On 2014-11-25 at 14:48, Markus Armbruster wrote:
Max Reitz <mre...@redhat.com> writes:
On 2014-11-25 at 14:20, Markus Armbruster wrote:
Max Reitz <mre...@redhat.com> writes:
On 2014-11-25 at 13:21, Markus Armbruster wrote:
Max Reitz <mre...@redhat.com> writes:
Test 039 used to fail
I'm confused: "used to" suggests it doesn't anymore, but you sending a
patches strongly suggests something's broken.
Well, it used to fail before this series. :-P
You're right, this sounds bad. Currently, 039 does fail, at least on
any system with a /proc/sys/kernel/core_pattern passing the dump to
another program. After this series, it does no longer.

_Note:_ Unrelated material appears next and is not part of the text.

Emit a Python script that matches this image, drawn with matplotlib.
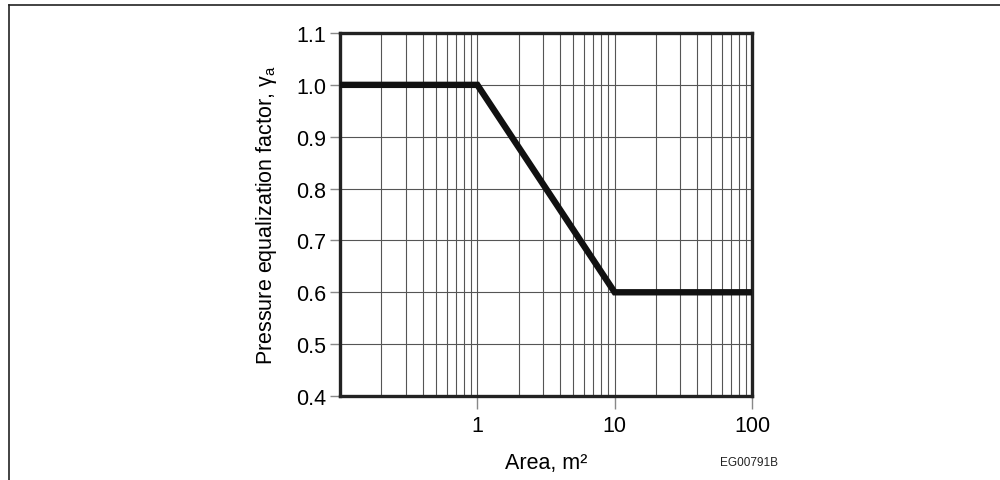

because qemu-io -c abort may generate core dumps
even with ulimit -c 0 (and the output then contains "(core dumped)").
How?
See the patches[1][2] by Mao Chuan Li. If
/proc/sys/kernel/core_pattern passes the dump to another program,
ulimit -c 0 does not matter.
[1] http://lists.nongnu.org/archive/html/qemu-devel/2014-11/msg02092.html
[2] http://lists.nongnu.org/archive/html/qemu-devel/2014-11/msg02093.html
The problem with those patches is that they require access to
/proc/sys/kernel/core_pattern. I don't like having to run the iotests
as root.
To me, this sounds like a case of "doctor, it hurts when I do this".
What do you mean? That I don't want the iotests to run as root? Or
that I don't want to go the alternative of filtering out the "(core
dumped)" message?
I mean:
Doctor, it hurts when I write weird stuff to
/proc/sys/kernel/core_pattern.
Don't do that then.
If you want to be a nicer doc than me, go right ahead.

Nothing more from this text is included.